When you buy across the border and discover a problem later, your options become much more limited. Taking a defective product back to a Bellingham store from Vancouver is hardly practical.
What Vancouver Shoppers Should Actually Do
Before planning a cross-border beauty shopping trip, spend twenty minutes researching online Canadian prices for the specific products you want. Factor in current exchange rates, which fluctuate significantly and can eliminate apparent savings.
Check whether those products contain any Health Canada restricted ingredients by comparing ingredient lists against the Cosmetic Ingredient Hotlist available on the government website.
Calculate your true all-in costs including bridge tolls, fuel, time spent waiting at the border, and potential duty fees. Be honest about whether the savings justify the effort.
Consider whether you're making the trip anyway for other reasons. If you're already heading to Seattle for a concert or visiting family in Bellingham, adding beauty shopping makes perfect sense. A dedicated trip purely for cosmetics rarely does.
Shop Canadian retailers during major sales events like Boxing Day, Black Friday, or Sephora's VIB sale. The discounts often match or exceed what you'd save by crossing the border without any of the hassle.
The Bottom Line on Cross-Border Beauty Shopping
Cross-border cosmetics shopping can work for Vancouver residents who understand the rules, do proper research, and make strategic purchases of items genuinely unavailable or significantly cheaper in the United States.
But the Instagram-worthy haul photos rarely show the two-hour border wait, the confiscated products that contained banned ingredients, or the duty fees that eliminated the savings.
Canadian cosmetics regulations exist to protect consumer safety, even when they're inconvenient.

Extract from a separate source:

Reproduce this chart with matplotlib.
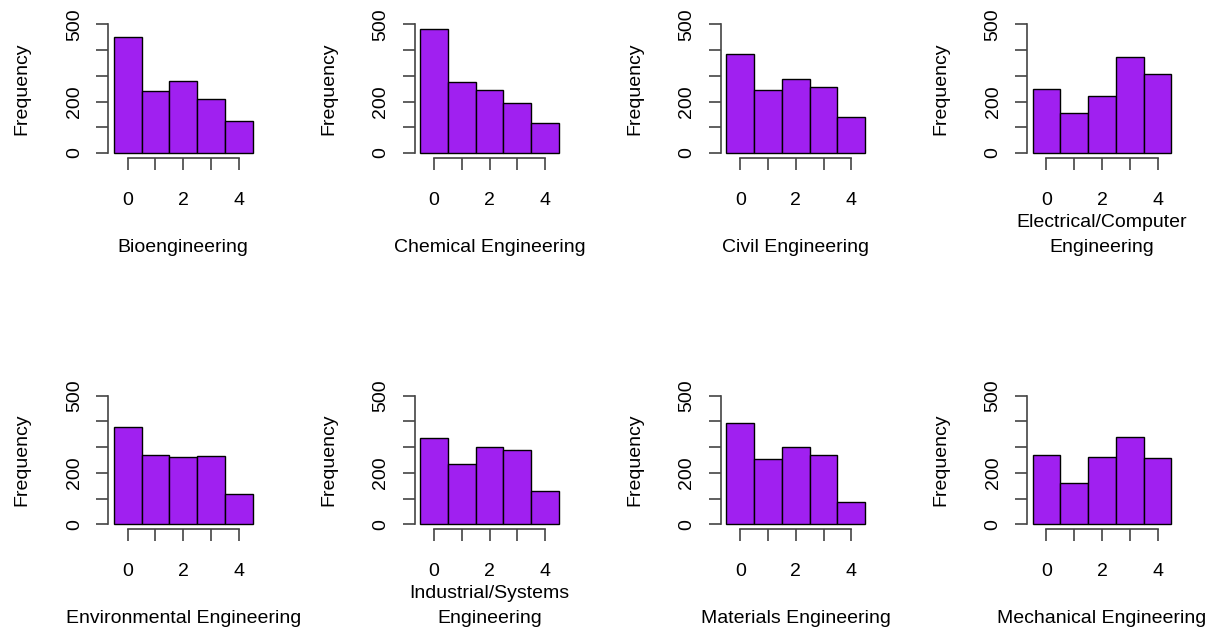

Products available here have been reviewed and approved under standards that prioritise long-term health outcomes.
The bargain that seems too good to be true at the Bellingham Target often is, once you account for all the hidden costs and risks.
Your time has value. Your skin's safety has value. And increasingly, Canadian retailers offer competitive pricing that makes the border crossing unnecessary.
Save the trip to Washington for hiking in the North Cascades or visiting Pike Place Market. For your beauty products, shop local and sleep better knowing exactly what you're putting on your face.